The side-point orientation is good. An aggressive pair of secondary front-points stabilizes the main front-points and edges well on rock. Behind the front set of points the frame angles sharply in; the points may not line up with the edge or your boot (mine didn’t). In snow, the side-points felt too short, especially for plunging down a slope, facing out. The shorter side-points, however, do place your boots closer to the rock or ice, so the crampons feel less stilt-like than most, which I liked.

The Vector is a one-size-fits-all crampon that easily adjusted to my size 42 boots. If you have a smaller boot, however, you may need to saw off the instep bar to prevent it from protruding past your heel. A micro adjustment thumb screw on the heel lever fine tunes the fit, but can be difficult to manage when your hands are cold or gloved (adjust at home, while watching Monday Night Football).

I used the Vector Nanotech last winter on ice and mixed, and again at the beginning of the 2009 season. It would take several more years to arrive at any definitive conclusions for durability, but I can say that the points remain quite sharp despite having been used on rock. Anecdotally, they seem to have held up better than carbon-steel points used for the same applications.

The Vector Nanotech is an impressive, if expensive, crampon.
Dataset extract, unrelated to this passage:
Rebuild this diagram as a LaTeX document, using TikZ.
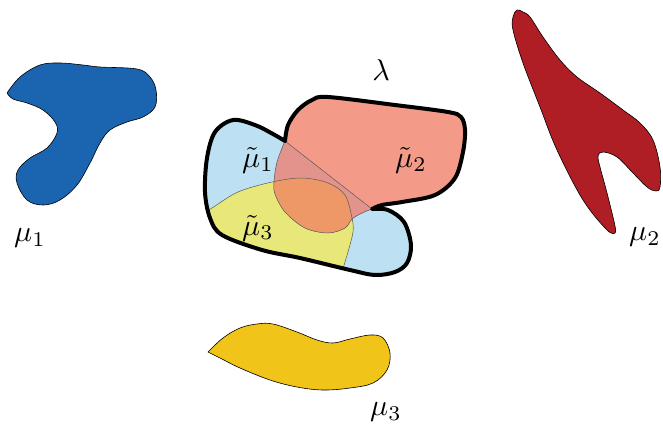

If saving weight is one of your top priorities, this crampon is for you as long as you keep in mind that one of the reasons the crampon is lightweight is because the frame is small: The side points set back from the edge of the boot, a feature you may or may not like.

On alpine and mixed routes and waterfall ice, it feels deft and precise. In snow, the vertically oriented cookie-cutter frame shape are terrible for balling up. For mountaineering, I’d attach the optional anti-balling plates (3.6 ounces, not tested.)

ABOUT THE RATING

I gave these four instead of five stars because they are expensive and ball up.

FEATURES

  • Made primarily with Sandvik Nanoflex, a patented steel alloy that claims to be 60 percent stronger than normal steel.
  • Converts between dual- or mono-points with spacer bar.
  • Front-points can be offset right, left, forward and back.
  • Light: 1 pound 13 ounces/pair (without anti-balling plates and with mono-points).
  • Applications include: technical mountaineering, mixed and ice climbing.
  • Accessories include: anti-balling plates ($12), replacement front-points ($32), and point converters($13).